Energy efficiency is one of the easiest and most cost-effective approaches to addressing GHG emissions, and the smart energy things we’re doing will have a meaningful impact on the carbon footprint.

What happens to credits and allocations of allowances will get a lot of attention and debate, but we believe there should be a bridge provided for existing generation, and some of the proceeds raised by the auction need to go into development of new technology. We don’t think it’s appropriate to be taking proceeds and subsidizing known technologies. Someone might say they ought to get a price break for building a nuclear plant, but the prices are such today that people will build it without the incentive. We ought to take the proceeds and put them into the technology solutions to store CO2.

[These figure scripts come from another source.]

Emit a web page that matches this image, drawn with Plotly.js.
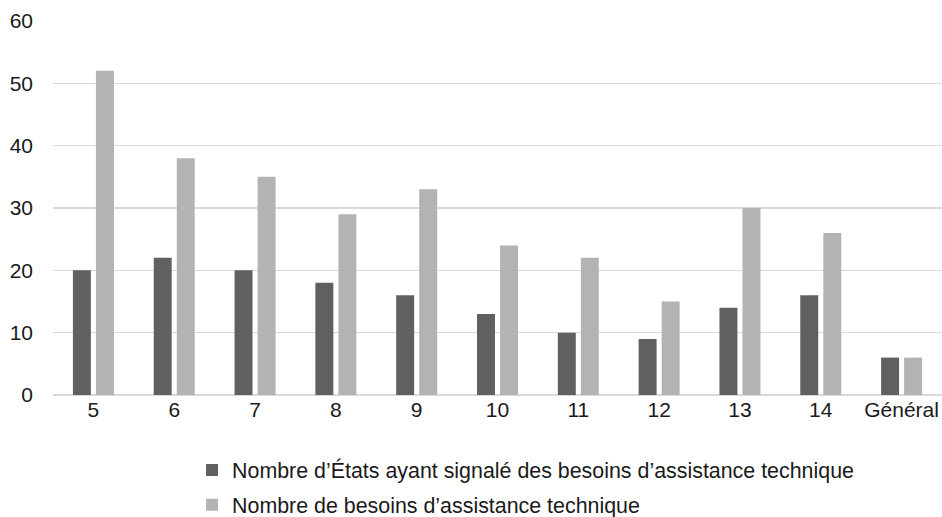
<!DOCTYPE html>
<html>
<head>
<meta charset="utf-8">
<script src="https://cdn.plot.ly/plotly-3.0.1.min.js"></script>
<style>
  html, body { margin: 0; padding: 0; background: #fff; }
  #chart { width: 942px; height: 517px; }
</style>
</head>
<body>
<div id="chart"></div>
<script>
// Categories along the x axis
const categories = ['5', '6', '7', '8', '9', '10', '11', '12', '13', '14', 'Général'];

// Series values
const etatsSignales = [20, 22, 20, 18, 16, 13, 10, 9, 14, 16, 6];
const besoinsTotal = [52, 38, 35, 29, 33, 24, 22, 15, 30, 26, 6];

// Series names
const seriesNames = [
  'Nombre d’États ayant signalé des besoins d’assistance technique',
  'Nombre de besoins d’assistance technique'
];

const traces = [
  {
    type: 'bar',
    x: categories,
    y: etatsSignales,
    name: seriesNames[0],
    legendgroup: 'a',
    marker: { color: '#606060' },
    hoverinfo: 'x+y'
  },
  {
    type: 'bar',
    x: categories,
    y: besoinsTotal,
    name: seriesNames[1],
    legendgroup: 'b',
    marker: { color: '#b3b3b3' },
    hoverinfo: 'x+y'
  }
];

const layout = {
  width: 942,
  height: 517,
  margin: { l: 53, r: 0, t: 21, b: 122, autoexpand: false },
  paper_bgcolor: '#ffffff',
  plot_bgcolor: '#ffffff',
  font: { family: 'Liberation Sans, Arial, sans-serif', size: 21, color: '#1a1a1a' },
  barmode: 'group',
  bargap: 0.43,
  bargroupgap: 0.22,
  xaxis: {
    type: 'category',
    showgrid: false,
    showline: false,
    zeroline: false,
    ticks: '',
    tickangle: 0,
    tickfont: { size: 21 }
  },
  yaxis: {
    range: [0, 60],
    dtick: 10,
    showgrid: true,
    gridcolor: '#d9d9d9',
    gridwidth: 1.5,
    zeroline: true,
    zerolinecolor: '#d9d9d9',
    zerolinewidth: 1.5,
    showline: false,
    ticks: '',
    ticklabelstandoff: 19,
    tickfont: { size: 21 }
  },
  showlegend: true,
  legend: {
    orientation: 'v',
    x: 0.1564,
    xanchor: 'left',
    y: -0.146,
    yanchor: 'top',
    traceorder: 'grouped',
    tracegroupgap: 4,
    font: { size: 21.4, color: '#1a1a1a' },
    bgcolor: 'rgba(0,0,0,0)'
  }
};

Plotly.newPlot('chart', traces, layout, { displayModeBar: false, staticPlot: true });
</script>
</body>
</html>
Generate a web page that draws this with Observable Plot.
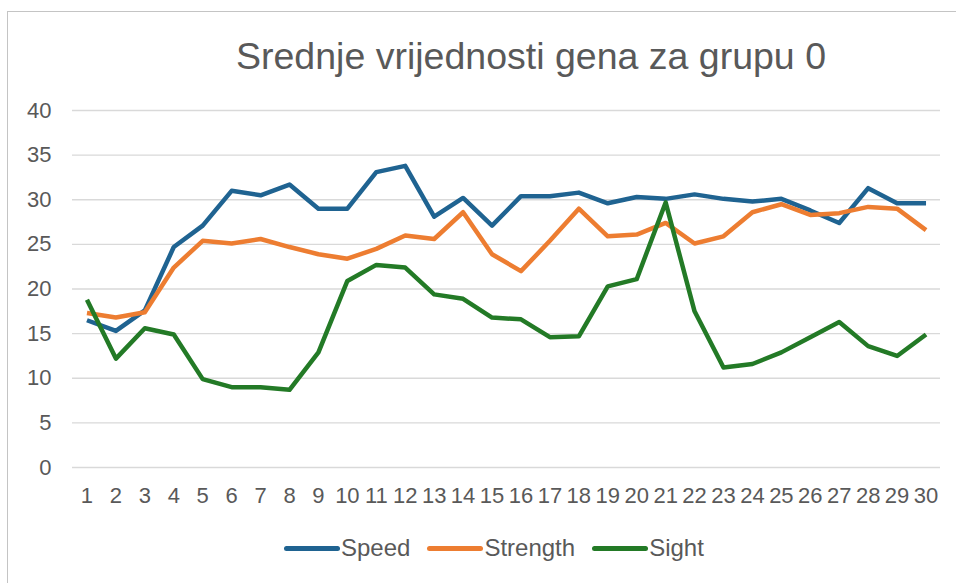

Dennis Wraase, PHI Holdings

Fortnightly: Given your experience in RGGI states, what’s your perspective on federal greenhouse gas regulation? How can various utilities and generating companies, with different resource strategies, reach compromise on things like allocation methods?

Wraase: As someone who operates in four states—which fortunately are somewhat together in RGGI—I think it would be far better to have a federal standard than to have 50 states doing 50 different things. Also the sooner we get to this, it will solve an awful lot of problems with power plants that need to get built and technology that needs to get developed.

A lot of the efficiency projects we do don’t include social cost. So once a dollar value is assigned to carbon, there may be more efficiency projects that become cost beneficial. That would be helpful.

As for a compromise, I’m not sure the industry will ever come around to agreeing, and neither will the states. This is a winners-and-losers proposition. That’s why I’m one of those who’d be more in favor of a tax as opposed to cap and trade. It avoids a lot of problems associated with how you allocate allowances, which is highly controversial. A tax is easily understood and can be applied economy wide.